Iran TV Network
- Iran TV Network logo
- Country: Canada
- Broadcast area: National
- Headquarters: Toronto, Ontario

Programming
- Picture format: 480i (SDTV)

Ownership
- Owner: Ethnic Channels Group (name licensed by Hily Media)

History
- Launched: Early 2006
- Former names: Jaam-e-Jam (2010-2015)

= Iran TV Network (Canada) =

Iran TV Network (ITN) is a Canadian exempt Category B Persian language specialty channel. It is wholly owned by Ethnic Channels Group with its name and programming used under license from the American-based TV channel Iran TV Network.

ITN is a general entertainment service, it airs programming aimed at the entire family including news, dramas, reality series, music, sports and more.

==History==
In November 2004, Ethnic Channels Group was granted approval from the Canadian Radio-television and Telecommunications Commission (CRTC) to launch a television channel called Persian/Iranian TV, described as "a national ethnic Category 2 specialty programming undertaking devoted to providing programming primarily to the Persian-, Azeri-, Kurdish-, Armenian- and Assyrian-speaking communities."

The channel was launched in early 2006 as Iran TV Network (ITN) and featured programming from US-based channel, Iran TV Network. In early 2010, the channel was renamed Jaam-e-Jam and began featuring programming from Jaam-e-Jam International in Iran. In May 2015, the channel was renamed 'Iran TV Network' once again due to loss of programming from Jaam-e-Jam.

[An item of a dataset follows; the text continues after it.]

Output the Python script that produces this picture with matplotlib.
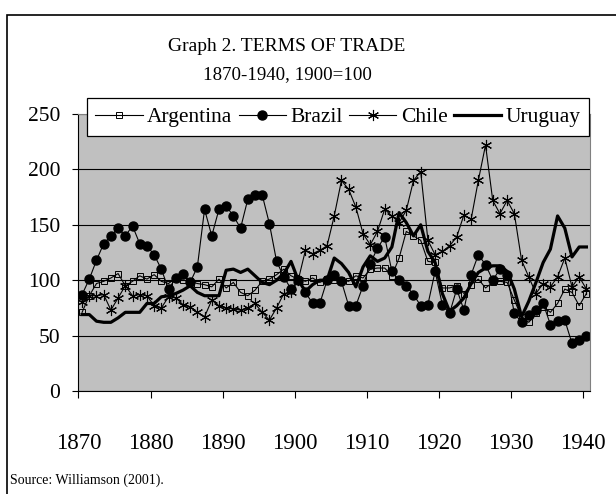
import matplotlib
matplotlib.use("Agg")
import matplotlib.pyplot as plt
from matplotlib.patches import Rectangle

years = list(range(1870, 1941))

argentina = [71, 86, 97, 99, 102, 106, 95, 99, 104, 101,
             105, 99, 97, 102, 100, 99, 97, 96, 94, 101,
             93, 98, 89, 86, 91, 99, 101, 105, 110, 104,
             101, 99, 102, 98, 101, 100, 100, 99, 104, 102,
             110, 111, 111, 104, 120, 144, 140, 136, 117, 116,
             93, 93, 95, 88, 96, 101, 93, 98, 99, 98,
             82, 67, 62, 70, 76, 71, 79, 92, 89, 77, 88]
brazil = [87, 101, 118, 133, 140, 147, 140, 149, 133, 131,
          123, 110, 92, 102, 106, 98, 112, 164, 140, 164,
          167, 158, 147, 173, 177, 177, 151, 117, 103, 92,
          100, 89, 79, 79, 100, 105, 99, 77, 77, 95,
          115, 129, 139, 108, 100, 95, 87, 77, 78, 108,
          78, 70, 92, 73, 105, 123, 114, 100, 110, 105,
          70, 62, 69, 73, 79, 60, 63, 64, 43, 46, 50]
chile = [80, 86, 86, 87, 73, 84, 95, 86, 87, 86,
         77, 75, 85, 84, 78, 76, 71, 67, 82, 77,
         75, 74, 73, 75, 79, 71, 64, 75, 88, 89,
         100, 127, 124, 127, 131, 158, 190, 182, 166, 142,
         132, 144, 164, 158, 152, 163, 190, 198, 136, 123,
         126, 131, 139, 159, 155, 190, 222, 172, 160, 172,
         160, 118, 103, 88, 97, 94, 103, 120, 94, 103, 92]
uruguay = [69, 69, 63, 62, 62, 66, 71, 71, 71, 79,
           79, 85, 86, 88, 91, 95, 89, 86, 86, 86,
           109, 110, 107, 110, 104, 98, 96, 100, 106, 117,
           100, 90, 96, 100, 100, 120, 115, 107, 94, 112,
           122, 117, 120, 130, 161, 152, 140, 150, 126, 116,
           88, 72, 77, 84, 97, 107, 111, 113, 113, 108,
           92, 67, 81, 98, 116, 128, 158, 147, 121, 130, 130]

xlabels = ["1870", "1880", "1890", "1900", "1910", "1920", "1930", "1940"]
yticks = [0, 50, 100, 150, 200, 250]

plt.rcParams['font.family'] = 'Liberation Serif'

fig = plt.figure(figsize=(6.16, 4.94), dpi=100)
ax = fig.add_axes([0.1274, 0.2085, 0.8304, 0.5607])
ax.set_facecolor('#c0c0c0')

ax.plot(years, argentina, color='black', lw=0.8, marker='s', ms=4,
        mfc='none', mec='black', mew=0.7, label='Argentina')
ax.plot(years, brazil, color='black', lw=0.8, marker='o', ms=6.5,
        mfc='black', mec='black', label='Brazil')
ax.plot(years, chile, color='black', lw=0.8, marker=(6, 2, 0), ms=8,
        mew=0.8, label='Chile')
ax.plot(years, uruguay, color='black', lw=2.3, label='Uruguay')

ax.set_xlim(1869.5, 1940.5)
ax.set_ylim(0, 250)
ax.set_yticks(yticks)
ax.set_yticklabels([str(v) for v in yticks])
ax.set_xticks([int(s) - 0.5 for s in xlabels])
ax.set_xticklabels(xlabels)
ax.yaxis.grid(True, color='black', lw=0.8)
ax.set_axisbelow(True)

ax.tick_params(axis='x', direction='out', length=5, width=0.8, pad=25, labelsize=16.5)
ax.tick_params(axis='y', direction='out', length=4, width=0.8, pad=9, labelsize=15.5)
for s in ['top', 'right']:
    ax.spines[s].set_color('#808080')
for s in ['left', 'bottom']:
    ax.spines[s].set_color('black')

leg = ax.legend(loc='center', bbox_to_anchor=(0.5485, 0.763), bbox_transform=fig.transFigure,
                ncol=4, frameon=True, fancybox=False, fontsize=15.5,
                handlelength=2.2, handletextpad=0.2, columnspacing=0.3,
                borderpad=0.4, borderaxespad=0)
leg.get_frame().set_edgecolor('black')
leg.get_frame().set_linewidth(0.9)
leg.get_frame().set_facecolor('white')
leg.get_frame().set_alpha(1)

fig.text(0.466, 0.905, "Graph 2. TERMS OF TRADE", ha='center', va='center', fontsize=14)
fig.text(0.466, 0.848, "1870-1940, 1900=100", ha='center', va='center', fontsize=13.6)
fig.text(0.017, 0.027, "Source: Williamson (2001).", ha='left', va='center', fontsize=10)

fig.patches.append(Rectangle((0.012, -0.1), 1.1, 1.07, transform=fig.transFigure,
                             fill=False, edgecolor='black', lw=1.2))

fig.savefig("out.png", dpi=100)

On August 30, 2013, the CRTC approved Ethnic Channels Group's request to convert Jaam-e-Jam from a licensed Category B specialty service to an exempted Cat. B third language service.

In 2020, both Bell Fibe TV and Telus TV, the only providers that carried the channel, dropped it from their line-ups, rendering the channel no longer available. It continues to broadcast on satellite and is available throughout North America as well as parts of Europe, North Africa, Middle East and Asia.